Since last week’s rally from the low-$7,000s to $9,500, Bitcoin has managed to hold surprisingly well, trading in the high-$8,000s for the past four days now.
It’s this strength that has convinced many analysts that the cryptocurrency is trading in a clear uptrend, ready to rally past $10,000 in the weeks ahead.
Technicals Trends Signal More Bitcoin Upside
Last week, the Moving Average Convergence Divergence (MACD) flipped bullish on Bitcoin’s one-week chart, suggesting a medium-term bull rally ahead.
The MACD is described as an indicator revealing ”changes in the strength, direction, momentum, and duration of a trend.”
In 2017, the indicator flipped green at $2,000 to mark the start of a 1,000% rally to $20,000. At the start of 2019, Bitcoin rallied 300% when the indicator trended green in January. And just recently, it flipped green prior to BTC rallying from $8,000 to $10,500.
On-Chain Metrics Are Trending Bullish
Adding to the positive technicals, the on-chain metrics of Bitcoin have indicated market participants are bullish.
According to data shared by blockchain analytics company Glassnode, Bitcoin’s hash rate just yesterday hit a new all-time high at just shy of 150 exahashes per second — 150 with 18 zeroes after it hashes every second.
— glassnode (@glassnode) May 3, 2020
Adding to this, the analytics company also observed that their “Glassnode On-Chain BTC Index,” or GNI. The GNI is derived from a number of indicators such as network growth, Bitcoin transactions, and investor sentiment in an aim to “yield insights” into “where Bitcoin may evolve.”
Glassnode found that by charting Bitcoin’s current GNI and its performance, it has been “moving strongly towards the bullish quadrant,” which suggests a bull trend.
Watch Out for a Stock Downturn
Despite these tailwinds, Bitcoin and the rest of the cryptocurrency market will be negatively impacted by a downturn in the stock market, which BTC is positively correlated with during periods of economic “stress” according to the Federal Reserve branch of Kansas City.
Analysts are currently charting such a downturn. According to a report from Bloomberg, technical strategists at JPMorgan Chase & Co believe that the S&P 500 is currently forming a medium-term price ceiling around 2,940 points:
The S&P 500 Index staged a bearish reversal week after moving deeper into the large confluence of resistance levels surrounding 2,900. While the two-day pullback from that key resistance area is only tentative at this point, it at least marks a continuation of the trend deceleration pattern that started in mid-April.

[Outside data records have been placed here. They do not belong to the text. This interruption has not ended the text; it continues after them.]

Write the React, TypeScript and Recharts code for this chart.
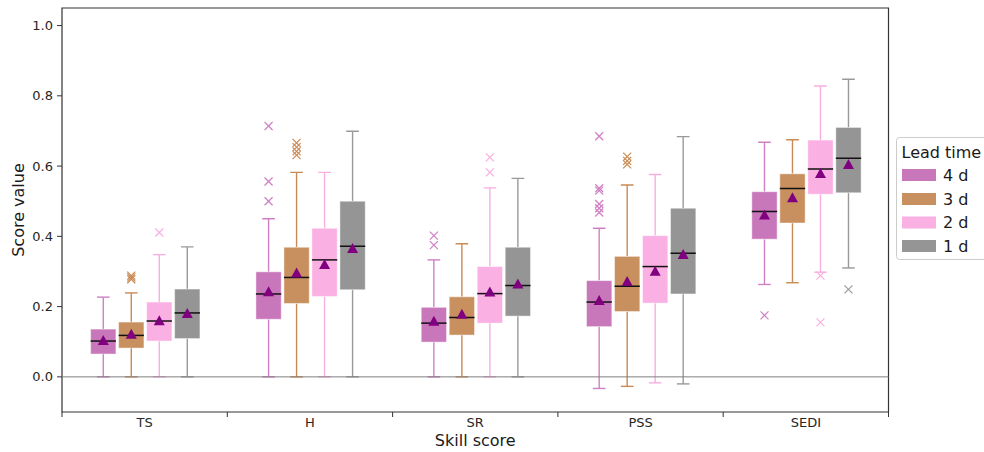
import React from 'react';
import { ComposedChart, Bar, XAxis, YAxis, ReferenceLine, ReferenceArea } from 'recharts';

// ---- data ----
const categories = ['TS', 'H', 'SR', 'PSS', 'SEDI'];
const leadTimes = ['4 d', '3 d', '2 d', '1 d'];
const yTicks = [0, 0.2, 0.4, 0.6, 0.8, 1.0];

// [leadTime][category]
const whiskerLow = [
  [0, 0, 0, -0.033, 0.263],
  [0, 0, 0, -0.027, 0.268],
  [0, 0, 0, -0.017, 0.298],
  [0, 0, 0, -0.02, 0.31],
];
const q1 = [
  [0.065, 0.164, 0.099, 0.143, 0.392],
  [0.082, 0.209, 0.119, 0.186, 0.438],
  [0.102, 0.229, 0.153, 0.21, 0.52],
  [0.109, 0.248, 0.173, 0.236, 0.524],
];
const median = [
  [0.102, 0.236, 0.153, 0.213, 0.471],
  [0.118, 0.283, 0.169, 0.258, 0.536],
  [0.159, 0.333, 0.237, 0.314, 0.592],
  [0.182, 0.372, 0.26, 0.352, 0.622],
];
const q3 = [
  [0.136, 0.299, 0.198, 0.274, 0.527],
  [0.156, 0.369, 0.228, 0.343, 0.578],
  [0.213, 0.423, 0.314, 0.402, 0.674],
  [0.25, 0.5, 0.369, 0.48, 0.71],
];
const whiskerHigh = [
  [0.227, 0.45, 0.333, 0.423, 0.668],
  [0.239, 0.582, 0.379, 0.546, 0.675],
  [0.348, 0.582, 0.538, 0.576, 0.828],
  [0.37, 0.699, 0.565, 0.684, 0.847],
];
const mean = [
  [0.105, 0.244, 0.16, 0.219, 0.462],
  [0.123, 0.297, 0.18, 0.273, 0.511],
  [0.161, 0.321, 0.243, 0.302, 0.58],
  [0.182, 0.367, 0.266, 0.35, 0.606],
];
const outliers: number[][][] = [
  [[], [0.714, 0.556, 0.5], [0.402, 0.375], [0.685, 0.537, 0.53, 0.492, 0.48, 0.468], [0.175]],
  [[0.288, 0.283, 0.278], [0.666, 0.654, 0.642, 0.631], [], [0.627, 0.615, 0.605], []],
  [[0.411], [], [0.625, 0.582], [], [0.288, 0.155]],
  [[], [], [], [], [0.249]],
];

// ---- style ----
const boxFill = ['#c977bb', '#c8905e', '#fbb0e3', '#959595'];
const lineColor = ['#cf80c4', '#c98a55', '#f9aee1', '#999999'];
const meanColor = '#800080';
const FONT = '"DejaVu Sans", Verdana, sans-serif';

const rows = categories.map((cat, j) => ({ cat, j }));

const makeShape = (li: number) => (props: any) => {
  const { x, y, width, height, payload } = props;
  if (x == null || y == null || payload == null) return <g />;
  const j = payload.j;
  const lo = whiskerLow[li][j];
  const hi = whiskerHigh[li][j];
  const top = Math.min(y, y + height);
  const bot = Math.max(y, y + height);
  const k = (bot - top) / (hi - lo);
  const py = (v: number) => top + (hi - v) * k;
  const cx = x + width / 2;
  const bw = width - 2.7;
  const capHalf = bw / 4;
  const lc = lineColor[li];
  const yq1 = py(q1[li][j]);
  const yq3 = py(q3[li][j]);
  const ym = py(median[li][j]);
  const ymean = py(mean[li][j]);
  return (
    <g>
      <line x1={cx} x2={cx} y1={py(hi)} y2={yq3} stroke={lc} strokeWidth={1.4} />
      <line x1={cx} x2={cx} y1={yq1} y2={py(lo)} stroke={lc} strokeWidth={1.4} />
      <line x1={cx - capHalf} x2={cx + capHalf} y1={py(hi)} y2={py(hi)} stroke={lc} strokeWidth={1.4} />
      <line x1={cx - capHalf} x2={cx + capHalf} y1={py(lo)} y2={py(lo)} stroke={lc} strokeWidth={1.4} />
      <rect
        x={cx - bw / 2}
        y={yq3}
        width={bw}
        height={yq1 - yq3}
        fill={boxFill[li]}
        stroke="#ffffff"
        strokeOpacity={0.45}
        strokeWidth={1}
      />
      <line x1={cx - bw / 2} x2={cx + bw / 2} y1={ym} y2={ym} stroke="#111" strokeWidth={1.5} />
      <polygon
        points={`${cx},${ymean - 5} ${cx - 5.5},${ymean + 5} ${cx + 5.5},${ymean + 5}`}
        fill={meanColor}
      />
      {outliers[li][j].map((v, i) => {
        const oy = py(v);
        return (
          <g key={i}>
            <line x1={cx - 4} x2={cx + 4} y1={oy - 4} y2={oy + 4} stroke={lc} strokeWidth={1.2} />
            <line x1={cx - 4} x2={cx + 4} y1={oy + 4} y2={oy - 4} stroke={lc} strokeWidth={1.2} />
          </g>
        );
      })}
    </g>
  );
};

const CatTick = (props: any) => {
  const { x, y, payload, index, visibleTicksCount } = props;
  const half = payload && typeof payload.offset === 'number' && payload.offset > 0 ? payload.offset : 82.65;
  const axisY = y - 7;
  const last = index === (visibleTicksCount ?? categories.length) - 1;
  return (
    <g>
      <line x1={x - half} x2={x - half} y1={axisY} y2={axisY + 5} stroke="#333" strokeWidth={1} />
      {last && <line x1={x + half} x2={x + half} y1={axisY} y2={axisY + 5} stroke="#333" strokeWidth={1} />}
      <text x={x} y={axisY + 14.5} textAnchor="middle" fontSize={13} fill="#262626" fontFamily={FONT}>
        {payload.value}
      </text>
    </g>
  );
};

const legendRowY = [175, 199, 222.5, 246];

export default function App() {
  return (
    <div
      style={{
        position: 'absolute',
        left: 0,
        top: 0,
        width: 984,
        height: 452,
        overflow: 'hidden',
        background: '#fff',
        fontFamily: FONT,
      }}
    >
      <ComposedChart
        width={984}
        height={452}
        data={rows}
        margin={{ top: 8, right: 95.5, bottom: 10, left: 0 }}
        barCategoryGap="16.5%"
        barGap={0}
      >
        <XAxis
          dataKey="cat"
          type="category"
          height={30}
          axisLine={false}
          tickLine={false}
          tickSize={5}
          tickMargin={2}
          interval={0}
          tick={<CatTick />}
          label={{
            content: (p: any) => {
              const vb = p.viewBox || { x: 62, y: 412, width: 826.5 };
              return (
                <text x={vb.x + vb.width / 2} y={vb.y + 34} textAnchor="middle" fontSize={16} fill="#1a1a1a" fontFamily={FONT}>
                  Skill score
                </text>
              );
            },
          }}
        />
        <YAxis
          type="number"
          domain={[-0.1, 1.05]}
          ticks={yTicks}
          allowDataOverflow
          width={62}
          axisLine={false}
          tickLine={{ stroke: '#333', strokeWidth: 1 }}
          tickSize={5}
          tickMargin={4}
          tickFormatter={(v: number) => v.toFixed(1)}
          tick={{ fontSize: 13, fill: '#262626', fontFamily: FONT }}
          label={{
            content: (p: any) => {
              const vb = p.viewBox || { x: 0, y: 8, height: 404 };
              const cx = 18;
              const cy = vb.y + vb.height / 2;
              return (
                <text
                  x={cx}
                  y={cy}
                  transform={`rotate(-90, ${cx}, ${cy})`}
                  textAnchor="middle"
                  dominantBaseline="central"
                  fontSize={16}
                  fill="#1a1a1a"
                  fontFamily={FONT}
                >
                  Score value
                </text>
              );
            },
          }}
        />
        <ReferenceLine y={0} stroke="#7f7f7f" strokeWidth={1} />
        {leadTimes.map((lt, li) => (
          <Bar
            key={lt}
            name={lt}
            dataKey={(d: any) => [whiskerLow[li][d.j], whiskerHigh[li][d.j]]}
            isAnimationActive={false}
            shape={makeShape(li)}
          />
        ))}
        <ReferenceArea y1={-0.1} y2={1.05} fill="none" stroke="#333" strokeWidth={1.2} ifOverflow="visible" />
      </ComposedChart>
      <svg width={984} height={452} style={{ position: 'absolute', left: 0, top: 0, pointerEvents: 'none' }}>
        <rect x={896.5} y={137.5} width={100} height={122} rx={3} fill="#fff" fillOpacity={0.8} stroke="#cccccc" strokeWidth={1} />
        <text x={901.5} y={152} dominantBaseline="central" fontSize={16} fill="#1a1a1a" fontFamily={FONT}>
          Lead time
        </text>
        {leadTimes.map((lt, li) => (
          <g key={lt}>
            <rect x={902} y={legendRowY[li] - 6} width={34} height={12} fill={boxFill[li]} />
            <text x={943} y={legendRowY[li]} dominantBaseline="central" fontSize={16} fill="#1a1a1a" fontFamily={FONT}>
              {lt}
            </text>
          </g>
        ))}
      </svg>
    </div>
  );
}
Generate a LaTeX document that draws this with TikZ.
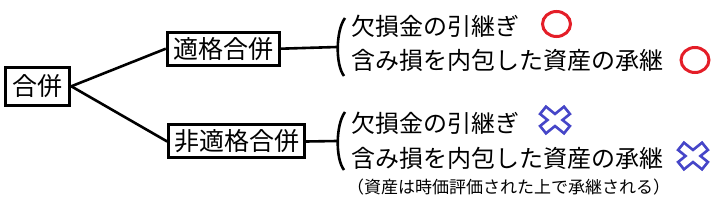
\documentclass[tikz,border=0pt]{standalone}
\usepackage{fontspec}
\usetikzlibrary{shapes.geometric}
\setmainfont{Noto Sans CJK JP}
\definecolor{okred}{RGB}{228,30,40}
\definecolor{ngblue}{RGB}{70,70,200}
\begin{document}
\begin{tikzpicture}[x=1pt,y=-1pt,
  box/.style={draw=black,line width=3pt,inner sep=0pt,font=\fontsize{25}{25}\selectfont},
  conn/.style={line width=2.6pt},
  item/.style={anchor=west,inner sep=0pt,font=\fontsize{24}{24}\selectfont},
  note/.style={anchor=west,inner sep=0pt,font=\fontsize{17}{17}\selectfont},
  okmark/.style={ellipse,draw=okred,line width=3pt,minimum width=28pt,minimum height=25pt,inner sep=0pt}
]
\useasboundingbox (0,0) rectangle (723,203);
\node[box,minimum width=64pt,minimum height=38pt] (root) at (37.8,86.3) {合併};
\node[box,minimum width=112pt,minimum height=33pt] (q) at (223.3,48.7) {適格合併};
\node[box,minimum width=136pt,minimum height=33pt] (nq) at (236.7,141.5) {非適格合併};
\draw[conn] (root.east) -- (q.west);
\draw[conn] (root.east) -- (nq.west);
% brackets
\coordinate (b1) at (337,47);
\coordinate (b2) at (337,141);
\draw[conn] (q.east) -- (b1);
\draw[conn] (nq.east) -- (b2);
\draw[line width=2.6pt] (345,18) .. controls (336,30) and (335,64) .. (344,76);
\draw[line width=2.6pt] (345,112) .. controls (336,124) and (335,158) .. (344,170);
% items
\node[item] (i1) at (351,26) {欠損金の引継ぎ};
\node[item] (i2) at (351,60) {含み損を内包した資産の承継};
\node[item] (j1) at (351,123) {欠損金の引継ぎ};
\node[item] (j2) at (351,158) {含み損を内包した資産の承継};
\node[note] (n1) at (347,187) {（資産は時価評価された上で承継される）};
% marks
\node[okmark] (m1) at (556.5,24) {};
\node[okmark] (m2) at (695,60) {};
\foreach \cx/\cy in {555/120, 693/156}{
  \draw[ngblue,line width=12pt] (\cx-13,\cy-10.5) -- (\cx+13,\cy+10.5) (\cx-13,\cy+10.5) -- (\cx+13,\cy-10.5);
  \draw[white,line width=6.5pt,shorten <=2.8pt,shorten >=2.8pt] (\cx-13,\cy-10.5) -- (\cx+13,\cy+10.5);
  \draw[white,line width=6.5pt,shorten <=2.8pt,shorten >=2.8pt] (\cx-13,\cy+10.5) -- (\cx+13,\cy-10.5);
}
\end{tikzpicture}
\end{document}
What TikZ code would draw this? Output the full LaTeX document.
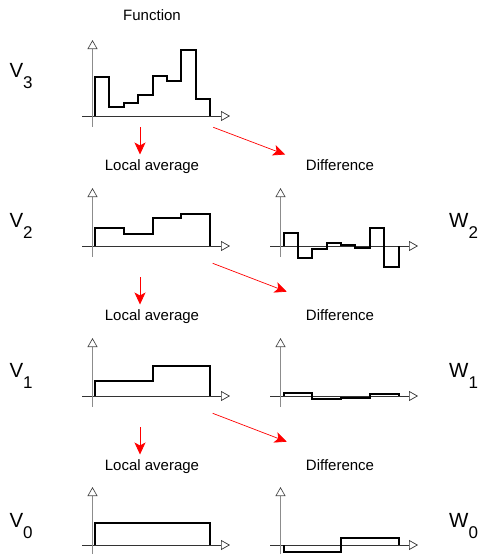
\documentclass[tikz,border=0pt]{standalone}
\usepackage{fontspec}
\setmainfont{Liberation Sans}
\usetikzlibrary{positioning,arrows.meta}
\tikzset{
  axisx/.style={draw=black!80, line width=0.7pt, -{Triangle[open, length=9pt, width=10pt]}},
  axisy/.style={draw=black!45, line width=0.7pt, -{Triangle[open, length=9pt, width=10pt, color=black!70]}},
  fnline/.style={line width=2pt, line join=miter},
  redarrow/.style={draw=red, line width=0.7pt, -{Stealth[length=12pt, width=11pt, inset=3pt, fill=red]}},
  caption/.style={font=\fontsize{15}{18}\selectfont, inner sep=0pt, anchor=base},
  spacelbl/.style={font=\fontsize{20.5}{22}\selectfont, inner sep=0pt, anchor=base west}
}
\newcommand{\drawaxes}[1]{%
  \draw[axisx] (-10.5,0) -- (137.5,0);
  \draw[axisy] (0,-10.5) -- (0,#1);}
\newcommand{\stepfn}[3][2.5]{%
  \draw[fnline] (#1,0) foreach \h [count=\i] in {#3} { |- ({#1+#2*\i},\h) } -- ({#1+115},0);}
\newcommand{\spacename}[2]{#1\raisebox{-11pt}{\fontsize{17}{18}\selectfont #2}}

\begin{document}
\begin{tikzpicture}[x=1pt, y=-1pt]
  \useasboundingbox (0,0) rectangle (490,554);

  % origins of the graphs
  \coordinate (v3) at (92.5,116);
  \coordinate (v2) at (92.5,246);
  \coordinate (w2) at (280.5,246);
  \coordinate (v1) at (92.5,396);
  \coordinate (w1) at (280.5,396);
  \coordinate (v0) at (92.5,545);
  \coordinate (w0) at (280.5,545);

  % V3: the function
  \begin{scope}[shift={(v3)}, yscale=-1]
    \drawaxes{76}
    \stepfn{14.375}{39,9,13,21,40,35,66,17}
  \end{scope}

  % V2 and W2
  \begin{scope}[shift={(v2)}, yscale=-1]
    \drawaxes{58}
    \stepfn{28.75}{18,12,28,32}
  \end{scope}
  \begin{scope}[shift={(w2)}, yscale=-1]
    \drawaxes{58}
    \stepfn[3]{14.375}{13,-12,-3,3,1,-2,18,-21}
  \end{scope}

  % V1 and W1
  \begin{scope}[shift={(v1)}, yscale=-1]
    \drawaxes{58}
    \stepfn{57.5}{15,30}
  \end{scope}
  \begin{scope}[shift={(w1)}, yscale=-1]
    \drawaxes{58}
    \stepfn[3]{28.75}{3,-3,-2,2}
  \end{scope}

  % V0 and W0
  \begin{scope}[shift={(v0)}, yscale=-1]
    \drawaxes{58}
    \stepfn{115}{22}
  \end{scope}
  \begin{scope}[shift={(w0)}, yscale=-1]
    \drawaxes{58}
    \stepfn[3]{57.5}{-7,7}
  \end{scope}

  % captions
  \node[caption] (func) at (152,20.7) {Function};
  \node[caption] (avg2) at (152,170.3) {Local average};
  \node[caption] (diff2) at (340,170.3) {Difference};
  \node[caption] (avg1) at (152,320.3) {Local average};
  \node[caption] (diff1) at (340,320.3) {Difference};
  \node[caption] (avg0) at (152,470.3) {Local average};
  \node[caption] (diff0) at (340,470.3) {Difference};

  % space names
  \node[spacelbl] (lv3) at (9.3,77.3) {\spacename{V}{3}};
  \node[spacelbl] (lv2) at (9.3,227.3) {\spacename{V}{2}};
  \node[spacelbl] (lv1) at (9.3,377.3) {\spacename{V}{1}};
  \node[spacelbl] (lv0) at (9.3,527.3) {\spacename{V}{0}};
  \node[spacelbl] (lw2) at (449,227.3) {\spacename{W}{2}};
  \node[spacelbl] (lw1) at (449,377.3) {\spacename{W}{1}};
  \node[spacelbl] (lw0) at (449,527.3) {\spacename{W}{0}};

  % red arrows
  \coordinate (a3s) at (140,127);    \coordinate (a3e) at (140,154.5);
  \coordinate (d3s) at (213.3,127.3); \coordinate (d3e) at (285,154.5);
  \coordinate (a2s) at (140,277);    \coordinate (a2e) at (140,304.5);
  \coordinate (d2s) at (212.7,263.3); \coordinate (d2e) at (286.7,291.7);
  \coordinate (a1s) at (140,427);    \coordinate (a1e) at (140,454.5);
  \coordinate (d1s) at (212.7,413.3); \coordinate (d1e) at (286.7,441.7);
  \foreach \s/\e in {a3s/a3e, d3s/d3e, a2s/a2e, d2s/d2e, a1s/a1e, d1s/d1e}
    \draw[redarrow] (\s) -- (\e);
\end{tikzpicture}
\end{document}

Goldman Sachs has echoed this outlook. Per previous reports from Blockonomi, analysts at that other multinational bank believe that with large-cap stocks, like Microsoft and Amazon, outperforming smaller-cap companies as of late, the chance at a downturn have increased:
Sharp declines in market breadth in the past have often signaled large market drawdowns. Narrow breadth can last for extended periods, but past episodes have signaled below-average market returns and eventual momentum reversals.